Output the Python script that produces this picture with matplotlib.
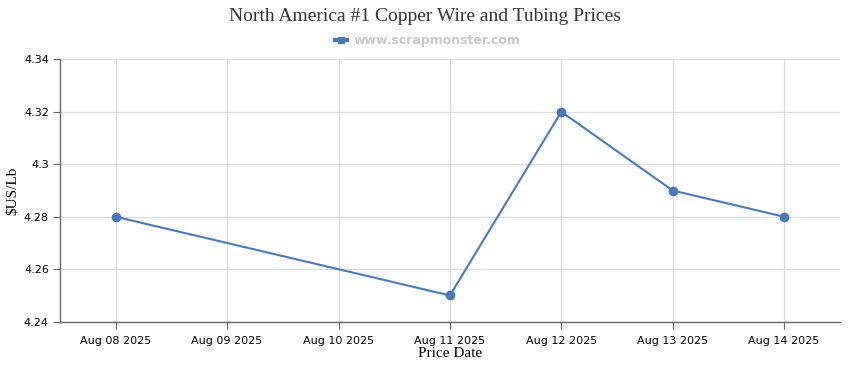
import matplotlib
matplotlib.use("Agg")
import matplotlib.pyplot as plt

dates = ["Aug 08 2025", "Aug 09 2025", "Aug 10 2025", "Aug 11 2025",
         "Aug 12 2025", "Aug 13 2025", "Aug 14 2025"]
price_dates = ["Aug 08 2025", "Aug 11 2025", "Aug 12 2025", "Aug 13 2025", "Aug 14 2025"]
prices = [4.28, 4.25, 4.32, 4.29, 4.28]
yticks = [4.24, 4.26, 4.28, 4.3, 4.32, 4.34]
ytick_labels = ["4.24", "4.26", "4.28", "4.3", "4.32", "4.34"]

line_color = "#4a7ab5"

fig = plt.figure(figsize=(8.5, 3.7), dpi=100)
ax = fig.add_axes([0.0706, 0.1305, 0.9174, 0.7092])

xpos = [dates.index(d) for d in price_dates]
ax.plot(xpos, prices, color=line_color, lw=1.5, marker="o", ms=6,
        label="www.scrapmonster.com", zorder=3)

ax.set_xlim(-0.5, len(dates) - 0.5)
ax.set_ylim(4.24, 4.34)
ax.set_xticks(range(len(dates)))
ax.set_xticklabels(dates, fontsize=8, color="#000000")
ax.set_yticks(yticks)
ax.set_yticklabels(ytick_labels, fontsize=8, color="#000000")

ax.grid(True, color="#dcdcdc", lw=0.9)
ax.set_axisbelow(True)
for s in ["top", "right"]:
    ax.spines[s].set_visible(False)
for s in ["left", "bottom"]:
    ax.spines[s].set_color("#666666")
    ax.spines[s].set_linewidth(1.0)
ax.tick_params(axis="x", length=5, color="#666666", pad=5)
ax.tick_params(axis="y", length=5, color="#666666", pad=3)

ax.set_xlabel("Price Date", family="Liberation Serif", fontsize=11, labelpad=1)
ax.set_ylabel("$US/Lb", family="Liberation Serif", fontsize=11, labelpad=3)

fig.suptitle("North America #1 Copper Wire and Tubing Prices",
             family="Liberation Serif", fontsize=14, y=0.978, color="#333333")

h, = ax.plot([], [], color=line_color, lw=3, marker="s", ms=5)
leg = fig.legend([h], ["www.scrapmonster.com"], loc="center",
                 bbox_to_anchor=(0.503, 0.89), frameon=False,
                 handlelength=1.0, handletextpad=0.5,
                 prop={"weight": "bold", "size": 9})
for t in leg.get_texts():
    t.set_color("#c8c8c8")

fig.savefig("out.png", dpi=100)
○ ○ ○ ○ ○ ○ ○
- Task statement: What is the number of lines that hold the string "matplotlib"? Reply with that number alone.

- Final answer: 4